PROBLEM TO WORK ON: Extract the lines from the start through the line that holds "function errData(xs, m, e)", both included, omitting all images.

RECORDED INFORMATION:
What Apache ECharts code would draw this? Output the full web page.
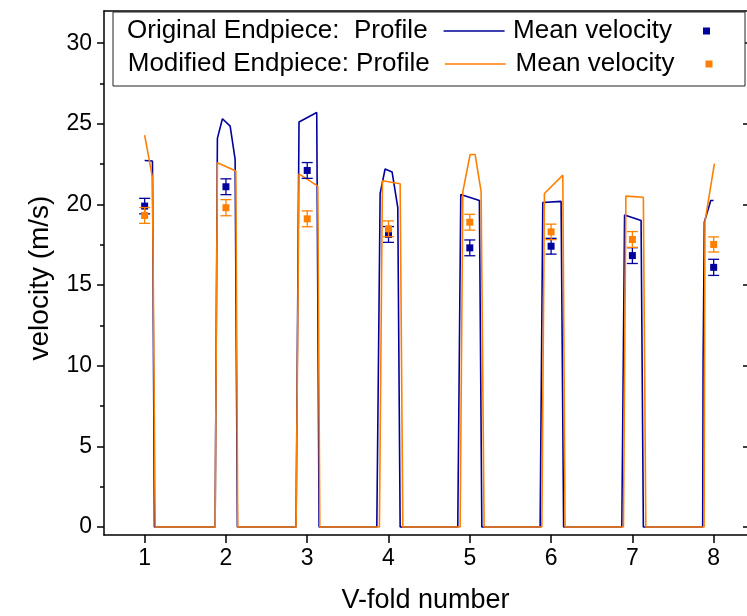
<!DOCTYPE html>
<html>
<head>
<meta charset="utf-8">
<script src="https://cdn.jsdelivr.net/npm/echarts@6/dist/echarts.min.js"></script>
<style>
html,body{margin:0;padding:0;background:#fff;}
#chart{width:747px;height:616px;}
</style>
</head>
<body>
<div id="chart"></div>
<script>
// ---- data ----
const xTicks = [1, 2, 3, 4, 5, 6, 7, 8];
const yTicks = [0, 5, 10, 15, 20, 25, 30];
const yMinorTicks = [2.5, 7.5, 12.5, 17.5, 22.5, 27.5];

// Original endpiece velocity profile
const origProfileX = [1.0, 1.096, 1.12, 1.867, 1.895, 1.957, 2.052, 2.113, 2.141, 2.863, 2.899, 3.117, 3.146, 3.856, 3.897, 3.958, 4.044, 4.114, 4.143, 4.852, 4.889, 5.118, 5.148, 5.865, 5.898, 6.123, 6.154, 6.87, 6.904, 7.107, 7.135, 7.865, 7.87, 7.885, 7.964, 7.999];
const origProfileY = [22.73, 22.7, 0, 0, 24.1, 25.32, 24.86, 22.8, 0, 0, 25.12, 25.7, 0, 0, 20.68, 22.2, 22.02, 19.8, 0, 0, 20.62, 20.25, 0, 0, 20.12, 20.19, 0, 0, 19.35, 19.0, 0, 0, 10.2, 18.9, 20.25, 20.25];

// Modified endpiece velocity profile
const modProfileX = [1.0, 1.096, 1.13, 1.867, 1.895, 2.122, 2.145, 2.863, 2.899, 3.13, 3.155, 3.888, 3.925, 4.143, 4.176, 4.881, 4.914, 5.004, 5.065, 5.139, 5.176, 5.886, 5.918, 6.144, 6.172, 6.89, 6.92, 7.135, 7.165, 7.882, 7.893, 8.009];
const modProfileY = [24.3, 21.66, 0, 0, 22.59, 22.07, 0, 0, 21.9, 21.14, 0, 0, 21.47, 21.29, 0, 0, 20.78, 23.1, 23.1, 20.8, 0, 0, 20.68, 21.82, 0, 0, 20.52, 20.45, 0, 0, 18.94, 22.53];

// Mean velocities with error
const folds = [1, 2, 3, 4, 5, 6, 7, 8];
const origMean = [19.9, 21.1, 22.11, 18.14, 17.31, 17.41, 16.83, 16.1];
const origErr = [0.48, 0.49, 0.49, 0.49, 0.49, 0.49, 0.49, 0.5];
const modMean = [19.32, 19.8, 19.11, 18.49, 18.9, 18.3, 17.83, 17.52];
const modErr = [0.49, 0.5, 0.49, 0.49, 0.49, 0.48, 0.49, 0.47];

// ---- chart ----
const BLUE = '#00009c';
const ORANGE = '#ff8000';
const FONT = "'Liberation Sans', Arial, sans-serif";

const chart = echarts.init(document.getElementById('chart'), null, {renderer: 'canvas'});

function pairs(xs, ys) { return xs.map((x, i) => [x, ys[i]]); }
function errData(xs, m, e) { return xs.map((x, i) => [x, m[i], e[i]]); }

function errRender(color) {
  return function (params, api) {
    const x = api.value(0), m = api.value(1), e = api.value(2);
    const pTop = api.coord([x, m + e]);
    const pBot = api.coord([x, m - e]);
    const hw = 5.5;
    const st = {stroke: color, lineWidth: 1.3};
    return {
      type: 'group',
      children: [
        {type: 'line', shape: {x1: pTop[0], y1: pTop[1], x2: pBot[0], y2: pBot[1]}, style: st},
        {type: 'line', shape: {x1: pTop[0] - hw, y1: pTop[1], x2: pTop[0] + hw, y2: pTop[1]}, style: st},
        {type: 'line', shape: {x1: pBot[0] - hw, y1: pBot[1], x2: pBot[0] + hw, y2: pBot[1]}, style: st}
      ]
    };
  };
}

const axisLineStyle = {color: '#000', width: 1.5};
const XMIN = 0.5, XMAX = 8.41, YMIN = -0.5, YMAX = 32;
const LEG_FS = 26;

function legendBase(extra) {
  return Object.assign({
    orient: 'horizontal',
    align: 'right',
    padding: 0,
    selectedMode: false,
    z: 20,
    textStyle: {fontSize: LEG_FS, fontFamily: FONT, color: '#000', lineHeight: 26}
  }, extra);
}

const option = {
  animation: false,
  backgroundColor: '#fff',
  grid: {left: 104, right: 0, top: 11, bottom: 81, containLabel: false, outerBoundsMode: 'none'},
  xAxis: [
    {
      type: 'value', position: 'bottom', min: XMIN, max: XMAX,
      axisLine: {show: true, onZero: false, lineStyle: axisLineStyle},
      axisTick: {show: true, inside: false, length: 8, customValues: xTicks, lineStyle: {color: '#000', width: 1.5}},
      axisLabel: {show: true, customValues: xTicks, fontSize: 23, fontFamily: FONT, color: '#000', margin: 12},
      splitLine: {show: false},
      name: 'V-fold number', nameLocation: 'middle', nameGap: 52,
      nameTextStyle: {fontSize: 27, fontFamily: FONT, color: '#000'}
    },
    {
      type: 'value', position: 'top', min: XMIN, max: XMAX,
      axisLine: {show: true, onZero: false, lineStyle: axisLineStyle},
      axisTick: {show: false}, axisLabel: {show: false}, splitLine: {show: false}
    }
  ],
  yAxis: [
    {
      type: 'value', position: 'left', min: YMIN, max: YMAX,
      axisLine: {show: true, onZero: false, lineStyle: axisLineStyle},
      axisTick: {show: true, inside: false, length: 7, customValues: yTicks, lineStyle: {color: '#000', width: 1.5}},
      axisLabel: {show: true, customValues: yTicks, fontSize: 23, fontFamily: FONT, color: '#000', margin: 12, padding: [5, 0, 0, 0]},
      splitLine: {show: false},
      name: 'velocity (m/s)', nameLocation: 'middle', nameGap: 50, nameRotate: 90,
      nameTextStyle: {fontSize: 28, fontFamily: FONT, color: '#000', padding: [0, 10, 0, 0]}
    },
    {
      type: 'value', position: 'left', min: YMIN, max: YMAX,
      axisLine: {show: false},
      axisTick: {show: true, inside: false, length: 4, customValues: yMinorTicks, lineStyle: {color: '#000', width: 1.5}},
      axisLabel: {show: false}, splitLine: {show: false}
    },
    {
      type: 'value', position: 'right', min: YMIN, max: YMAX,
      axisLine: {show: false},
      axisTick: {show: true, inside: true, length: 4, customValues: yTicks, lineStyle: {color: '#000', width: 1.5}},
      axisLabel: {show: false}, splitLine: {show: false}
    }
  ],
  legend: [
    legendBase({right: 242.4, top: 18, itemWidth: 61, itemHeight: 1.6,
      data: [{name: 'Original Endpiece:  Profile', icon: 'rect', textStyle: {padding: [0, 11, 0, 0]}}]}),
    legendBase({right: 37, top: 18, itemWidth: 7, itemHeight: 7,
      formatter: () => 'Mean velocity',
      data: [{name: 'Original: Mean velocity', icon: 'rect', textStyle: {padding: [0, 26, 0, 0]}}]}),
    legendBase({right: 241.2, top: 51, itemWidth: 61, itemHeight: 1.6,
      data: [{name: 'Modified Endpiece: Profile', icon: 'rect', textStyle: {padding: [0, 10, 0, 0]}}]}),
    legendBase({right: 34.5, top: 51, itemWidth: 7, itemHeight: 7,
      formatter: () => 'Mean velocity',
      data: [{name: 'Modified: Mean velocity', icon: 'rect', textStyle: {padding: [0, 26, 0, 0]}}]})
  ],
  graphic: [
    {type: 'rect', z: 10, shape: {x: 113, y: 12, width: 632, height: 74},
     style: {fill: '#fff', stroke: '#222', lineWidth: 1}}
  ],
  series: [
    {
      name: 'Original Endpiece:  Profile', type: 'line', xAxisIndex: 0, yAxisIndex: 0,
      data: pairs(origProfileX, origProfileY), symbol: 'none', showSymbol: false,
      lineStyle: {color: BLUE, width: 1.6}, itemStyle: {color: BLUE}, z: 2
    },
    {
      name: 'Modified Endpiece: Profile', type: 'line', xAxisIndex: 0, yAxisIndex: 0,
      data: pairs(modProfileX, modProfileY), symbol: 'none', showSymbol: false,
      lineStyle: {color: ORANGE, width: 1.6}, itemStyle: {color: ORANGE}, z: 3
    },
    {
      name: 'Original: error', type: 'custom', xAxisIndex: 0, yAxisIndex: 0,
      data: errData(folds, origMean, origErr), renderItem: errRender(BLUE), z: 4
    },
    {
      name: 'Original: Mean velocity', type: 'scatter', xAxisIndex: 0, yAxisIndex: 0,
      data: pairs(folds, origMean), symbol: 'rect', symbolSize: 7,
      itemStyle: {color: BLUE, opacity: 1}, z: 5
    },
    {
      name: 'Modified: error', type: 'custom', xAxisIndex: 0, yAxisIndex: 0,
      data: errData(folds, modMean, modErr), renderItem: errRender(ORANGE), z: 6
    },
    {
      name: 'Modified: Mean velocity', type: 'scatter', xAxisIndex: 0, yAxisIndex: 0,
      data: pairs(folds, modMean), symbol: 'rect', symbolSize: 7,
      itemStyle: {color: ORANGE, opacity: 1}, z: 7
    }
  ]
};
chart.setOption(option);
</script>
</body>
</html>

FINAL ANSWER:
What Apache ECharts code would draw this? Output the full web page.
<!DOCTYPE html>
<html>
<head>
<meta charset="utf-8">
<script src="https://cdn.jsdelivr.net/npm/echarts@6/dist/echarts.min.js"></script>
<style>
html,body{margin:0;padding:0;background:#fff;}
#chart{width:747px;height:616px;}
</style>
</head>
<body>
<div id="chart"></div>
<script>
// ---- data ----
const xTicks = [1, 2, 3, 4, 5, 6, 7, 8];
const yTicks = [0, 5, 10, 15, 20, 25, 30];
const yMinorTicks = [2.5, 7.5, 12.5, 17.5, 22.5, 27.5];

// Original endpiece velocity profile
const origProfileX = [1.0, 1.096, 1.12, 1.867, 1.895, 1.957, 2.052, 2.113, 2.141, 2.863, 2.899, 3.117, 3.146, 3.856, 3.897, 3.958, 4.044, 4.114, 4.143, 4.852, 4.889, 5.118, 5.148, 5.865, 5.898, 6.123, 6.154, 6.87, 6.904, 7.107, 7.135, 7.865, 7.87, 7.885, 7.964, 7.999];
const origProfileY = [22.73, 22.7, 0, 0, 24.1, 25.32, 24.86, 22.8, 0, 0, 25.12, 25.7, 0, 0, 20.68, 22.2, 22.02, 19.8, 0, 0, 20.62, 20.25, 0, 0, 20.12, 20.19, 0, 0, 19.35, 19.0, 0, 0, 10.2, 18.9, 20.25, 20.25];

// Modified endpiece velocity profile
const modProfileX = [1.0, 1.096, 1.13, 1.867, 1.895, 2.122, 2.145, 2.863, 2.899, 3.13, 3.155, 3.888, 3.925, 4.143, 4.176, 4.881, 4.914, 5.004, 5.065, 5.139, 5.176, 5.886, 5.918, 6.144, 6.172, 6.89, 6.92, 7.135, 7.165, 7.882, 7.893, 8.009];
const modProfileY = [24.3, 21.66, 0, 0, 22.59, 22.07, 0, 0, 21.9, 21.14, 0, 0, 21.47, 21.29, 0, 0, 20.78, 23.1, 23.1, 20.8, 0, 0, 20.68, 21.82, 0, 0, 20.52, 20.45, 0, 0, 18.94, 22.53];

// Mean velocities with error
const folds = [1, 2, 3, 4, 5, 6, 7, 8];
const origMean = [19.9, 21.1, 22.11, 18.14, 17.31, 17.41, 16.83, 16.1];
const origErr = [0.48, 0.49, 0.49, 0.49, 0.49, 0.49, 0.49, 0.5];
const modMean = [19.32, 19.8, 19.11, 18.49, 18.9, 18.3, 17.83, 17.52];
const modErr = [0.49, 0.5, 0.49, 0.49, 0.49, 0.48, 0.49, 0.47];

// ---- chart ----
const BLUE = '#00009c';
const ORANGE = '#ff8000';
const FONT = "'Liberation Sans', Arial, sans-serif";

const chart = echarts.init(document.getElementById('chart'), null, {renderer: 'canvas'});

function pairs(xs, ys) { return xs.map((x, i) => [x, ys[i]]); }
function errData(xs, m, e) { return xs.map((x, i) => [x, m[i], e[i]]); }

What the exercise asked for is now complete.